To say David Halberstam was a “great writer” would be correct, but deficient. Halberstam was a distinguished American, whose articulate writings told the story with something so often absent in journalism today: honesty. Halberstam, 73, was killed yesterday in an auto accident in San Francisco. I have long considered Halberstam one of my favorite writers; enticed by his vast knowledge of both sports and history, and the way he so eloquently intertwined the two. Halberstam had the innate ability to take a story and synthesize it in a way that forced the reader to care. It was nonfiction that read like fiction.
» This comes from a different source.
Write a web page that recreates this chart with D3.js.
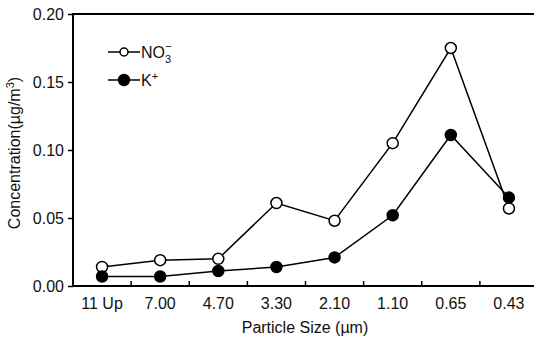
<!DOCTYPE html>
<html lang="en">
  <head>
    <meta charset="utf-8" />
    <title>Particle size distribution</title>
    <script src="https://d3js.org/d3.v7.js"></script>
    <style>
      body { margin: 0; background: #fff; }
      text { font-family: "Liberation Sans", Arial, sans-serif; fill: #111; }
    </style>
  </head>
  <body>
    <script>

    // data
    var sizes = ["11 Up", "7.00", "4.70", "3.30", "2.10", "1.10", "0.65", "0.43"];
    var no3 = [0.014, 0.019, 0.020, 0.061, 0.048, 0.105, 0.175, 0.057];
    var kplus = [0.007, 0.007, 0.011, 0.014, 0.021, 0.052, 0.111, 0.065];
    var yTicks = [0, 0.05, 0.10, 0.15, 0.20];

    var w = 534, h = 341;
    var margin = {top: 14, right: -4, bottom: 55, left: 73};

    var svg = d3.select("body")
      .append("svg")
        .attr("width", w)
        .attr("height", h);

    var x = d3.scaleBand()
      .domain(sizes)
      .range([margin.left, w - margin.right]);

    var y = d3.scaleLinear()
      .domain([0, 0.2])
      .range([h - margin.bottom, margin.top]);

    // frame
    svg.append("rect")
      .attr("x", margin.left)
      .attr("y", margin.top)
      .attr("width", w - margin.right - margin.left)
      .attr("height", h - margin.bottom - margin.top)
      .attr("fill", "none")
      .attr("stroke", "#000")
      .attr("stroke-width", 2);

    // y axis
    var yAxis = svg.append("g")
      .attr("transform", `translate(${margin.left},0)`)
      .call(d3.axisLeft(y).tickValues(yTicks).tickFormat(d3.format(".2f")).tickSize(5).tickPadding(4));
    yAxis.select(".domain").remove();
    yAxis.selectAll("text").style("font-size", "16px");
    yAxis.selectAll("line").attr("stroke-width", 1.5);

    // x axis: ticks between categories, labels at centres
    var xAxis = svg.append("g")
      .attr("transform", `translate(0,${h - margin.bottom})`);
    xAxis.selectAll("line")
      .data(sizes.slice(1))
      .join("line")
        .attr("x1", d => x(d))
        .attr("x2", d => x(d))
        .attr("y1", 0)
        .attr("y2", -5)
        .attr("stroke", "#000")
        .attr("stroke-width", 1.5);
    xAxis.selectAll("text")
      .data(sizes)
      .join("text")
        .attr("x", d => x(d) + x.bandwidth() / 2)
        .attr("y", 23)
        .attr("text-anchor", "middle")
        .style("font-size", "16px")
        .text(d => d);

    // labels
    svg.append("text")
      .attr("x", 305)
      .attr("y", 333)
      .attr("text-anchor", "middle")
      .style("font-size", "16px")
      .text("Particle Size (\u00b5m)");

    var ylab = svg.append("text")
      .attr("transform", "translate(20,153) rotate(-90)")
      .attr("text-anchor", "middle")
      .style("font-size", "16px");
    ylab.append("tspan").text("Concentration(\u00b5g/m");
    ylab.append("tspan").attr("dy", -6).style("font-size", "11px").text("3");
    ylab.append("tspan").attr("dy", 6).text(")");

    // series
    var line = d3.line()
      .x((d, i) => x(sizes[i]) + x.bandwidth() / 2)
      .y(d => y(d));

    var series = [
      {name: "no3", values: no3, fill: "#fff"},
      {name: "k", values: kplus, fill: "#000"}
    ];

    series.forEach(function(s) {
      svg.append("path")
        .datum(s.values)
        .attr("d", line)
        .attr("fill", "none")
        .attr("stroke", "#000")
        .attr("stroke-width", 1.5);
      svg.selectAll("circle." + s.name)
        .data(s.values)
        .join("circle")
          .attr("class", s.name)
          .attr("cx", (d, i) => x(sizes[i]) + x.bandwidth() / 2)
          .attr("cy", d => y(d))
          .attr("r", 5.5)
          .attr("fill", s.fill)
          .attr("stroke", "#000")
          .attr("stroke-width", 1.5);
    });

    // legend
    var legend = svg.append("g").attr("transform", "translate(108,52)");
    [{fill: "#fff", dy: 0}, {fill: "#000", dy: 28}].forEach(function(l) {
      legend.append("line")
        .attr("x1", 0).attr("x2", 32)
        .attr("y1", l.dy).attr("y2", l.dy)
        .attr("stroke", "#000").attr("stroke-width", 1.5);
      legend.append("circle")
        .attr("cx", 16).attr("cy", l.dy).attr("r", l.fill === "#fff" ? 4 : 5.5)
        .attr("fill", l.fill).attr("stroke", "#000").attr("stroke-width", 1.5);
    });
    var t1 = legend.append("text").attr("x", 33).attr("y", 6).style("font-size", "16px");
    t1.append("tspan").text("NO");
    t1.append("tspan").attr("dy", 5).style("font-size", "11px").text("3");
    t1.append("tspan").attr("dx", -6).attr("dy", -13).style("font-size", "11px").text("\u2212");
    var t2 = legend.append("text").attr("x", 33).attr("y", 34).style("font-size", "16px");
    t2.append("tspan").text("K");
    t2.append("tspan").attr("dy", -6).style("font-size", "11px").text("+");

    </script>
  </body>
</html>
Halberstam, a Harvard graduate, was awarded the Pulitzer Prize in 1965 for his work in Vietnam as a New York Times correspondent. He would later offer his captivating pen to the sports world, and wrote several books on topics ranging from Dimaggio to Jordan, and most recently Bill Belichick. I had the fortune of hearing Halberstam speak when he visited UK a couple of years ago, and came away with a better sense of the word “journalism” during that short time than I did in all my time studying it in school. He was truly a throwback; a man of integrity, insight, humor, and social conscience. One of my favorite stories he told that day was about his first job out of college with a community paper in Mississippi. Not many Harvard graduates flock to the rural south upon commencement, especially during the height of the Civil Rights movement, but he was eager for a challenge. Halberstam then moved to Nashville to work at The Tennessean before taking his craft to the war zones of Vietnam for the NYT. From 2001-02 he worked as a part-time contributor for ESPN’s Page 2, all the while sharing his wisdom in an assortment of books. I urge you to read his interview with the Academy of Achievement upon his induction in 1994.
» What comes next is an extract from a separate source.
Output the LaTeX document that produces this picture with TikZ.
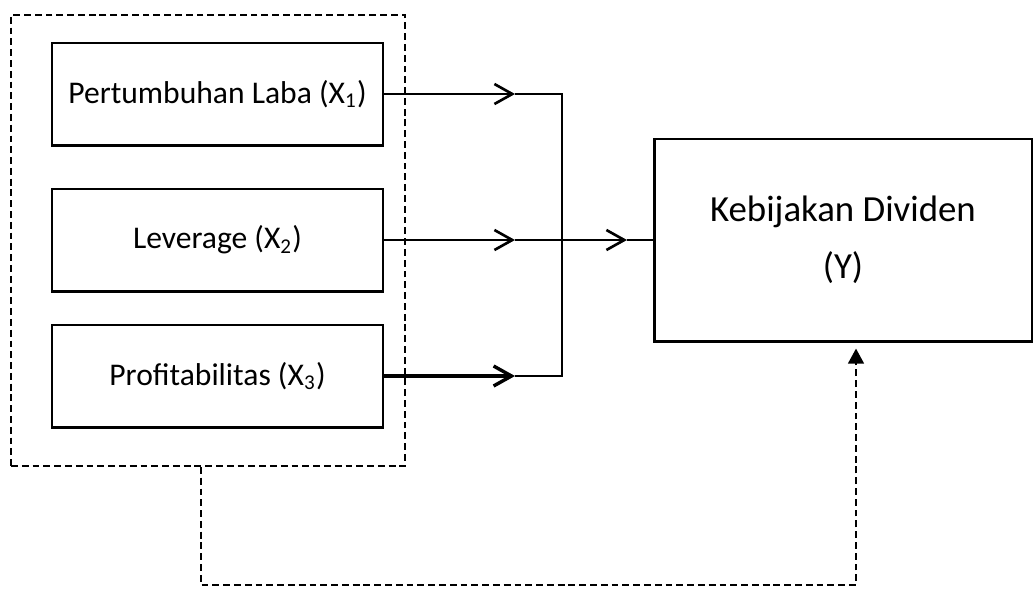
\documentclass[tikz,border=0pt]{standalone}
\usepackage{fontspec}
\setmainfont{Carlito}
\usetikzlibrary{arrows.meta}

\tikzset{
  variabel/.style={draw, line width=1.1pt, minimum width=125.8pt, minimum height=38.8pt,
    inner sep=0pt, font=\fontsize{12}{14}\selectfont},
  hubungan/.style={line width=1pt},
  garis/.style={line width=0.7pt, dash pattern=on 2.6pt off 1.5pt},
  barb/.style={-{Straight Barb[length=6.8pt, width=7.6pt]}}
}

\begin{document}
\begin{tikzpicture}[x=0.38pt, y=-0.38pt]
        \useasboundingbox (0,0) rectangle (1033,588);

        % =========================================
        % === VARIABEL INDEPENDEN (kiri) ===
        % =========================================

        % Kotak putus-putus pengelompok
        \node[draw, garis, minimum width=149.7pt, minimum height=171.4pt, inner sep=0pt] (grup) at (208,240.5) {};

        \node[variabel] (p1) at (217.5,94) {Pertumbuhan Laba (X\textsubscript{1})};
        \node[variabel] (p2) at (217.5,240) {Leverage (X\textsubscript{2})};
        \node[variabel] (p3) at (217.5,376) {Profitabilitas (X\textsubscript{3})};

        % =========================================
        % === VARIABEL DEPENDEN (kanan) ===
        % =========================================

        \node[draw, line width=1.1pt, minimum width=143.6pt, minimum height=76.8pt, inner sep=0pt,
              align=center, font=\fontsize{14}{21.7}\selectfont] (ky) at (843,240) {Kebijakan Dividen\\(Y)};

        % Titik bantu untuk panah dan sambungan
        \coordinate (a1) at (515,94);
        \coordinate (a2) at (515,240);
        \coordinate (a3) at (515,376);
        \coordinate (j1) at (562,94);
        \coordinate (j2) at (562,240);
        \coordinate (j3) at (562,376);
        \coordinate (a4) at (627,240);

        % Panah parsial X1, X2, X3
        \draw[hubungan, barb] (p1.east) -- (a1);
        \draw[hubungan] (a1) -- (j1) -- (j3) -- (a3);
        \draw[hubungan, barb] (p2.east) -- (a2);
        \draw[hubungan] (a2) -- (j2);
        \draw[line width=1.3pt, barb] (p3.east) -- (a3);

        % Panah gabungan ke Y
        \draw[hubungan, barb] (j2) -- (a4);
        \draw[hubungan] (a4) -- (ky.west);

        % Pengaruh simultan (garis putus-putus)
        \coordinate (d1) at (201,585);
        \coordinate (d2) at (856,585);
        \draw[garis, -{Triangle[length=5.7pt, width=6pt]}, shorten >=2.3pt]
            (grup.south -| d1) -- (d1) -- (d2) -- (d2 |- ky.south);

\end{tikzpicture}
\end{document}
In an existing society where it seems journalists often stray from the principles upon which it was founded, Halberstam was a gentle voice of reassurance that the real story, told by real people, still had significance. Said Halberstam, “Doing something that you like, something that you value, something that…remains with a resonance within the society, allows you to feel good about yourself, pride in your craftsmanship that you’re serious and that you can still learn. It is a very, very satisfying life. I can’t imagine anything more satisfying. I can imagine careers that would make more money, but I can’t imagine anything that would make me feel better about myself.”
Thank you Mr. Halberstam, for choosing the right career.